What is the Bananas Smoothies Frozen Yogurt franchisee's responsibility regarding expenditures necessitated by changes or modifications to standards of operation?
Bananas_Smoothies_Frozen_Yogurt Franchise · 2025 FDDAnswer from 2025 FDD Document
Franchisee shall operate the Restaurant in conformity with such uniform methods, standards, and specifications as Franchisor may from time to time prescribe in the Confidential Operations & Training Manual or otherwise in writing to insure that the highest degree of quality and service is uniformly maintained. Franchisee recognizes and agrees that Franchisor may from time to time change or modify its standards of operation, including the adoption of new food products and preparations, procedures and programs. Franchisee shall accept and conform to such changes or modifications, and shall make all reasonable expenditures necessitated by the changes or modifications, within the time periods reasonably established by Franchisor.
Source: Item 23 — RECEIPT (FDD pages 58–231)

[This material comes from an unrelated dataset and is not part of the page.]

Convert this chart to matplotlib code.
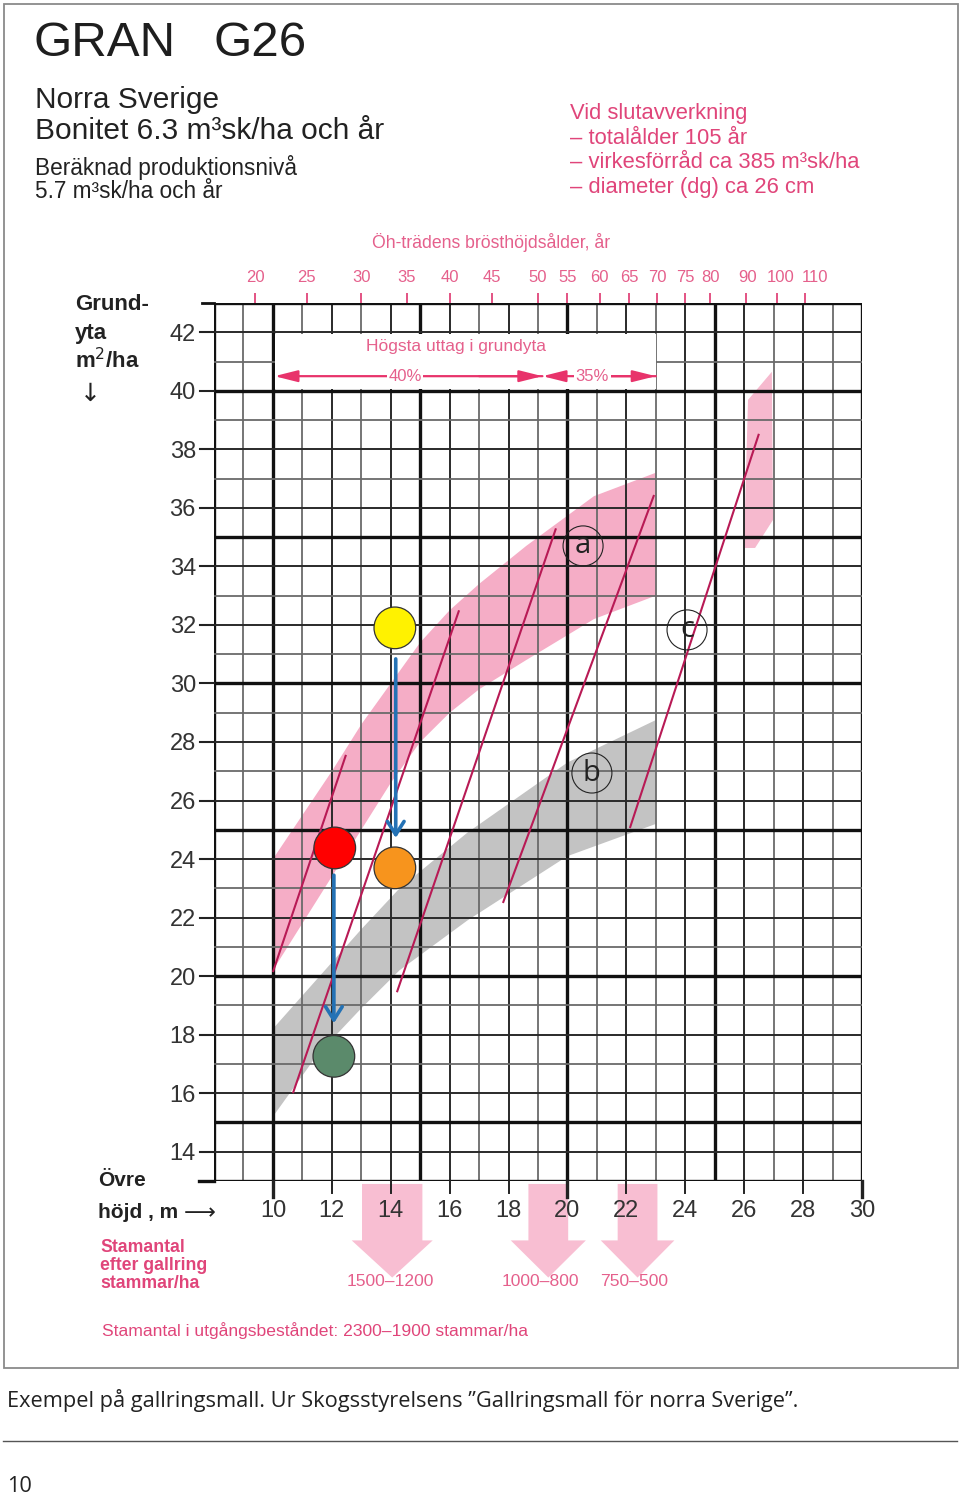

What This Means (2025 FDD)
According to the 2025 Bananas Smoothies Frozen Yogurt FDD, franchisees are responsible for making all reasonable expenditures necessitated by changes or modifications to the brand's standards of operation. This includes accepting and conforming to changes or modifications that Bananas Smoothies Frozen Yogurt may implement from time to time. These changes can include the adoption of new food products and preparations, procedures, and programs.
In practice, this means that if Bananas Smoothies Frozen Yogurt introduces a new smoothie flavor, requires new equipment, or mandates a different operational procedure, the franchisee must adapt to these changes. The franchisee is obligated to invest in the necessary resources to meet the updated standards, within a reasonable timeframe set by Bananas Smoothies Frozen Yogurt.
This requirement ensures uniformity and quality across all Bananas Smoothies Frozen Yogurt locations, which protects the brand's reputation. However, it also places a financial burden on the franchisee, who must be prepared to cover these potentially unforeseen costs. Prospective franchisees should consider this ongoing investment when evaluating the financial viability of a Bananas Smoothies Frozen Yogurt franchise.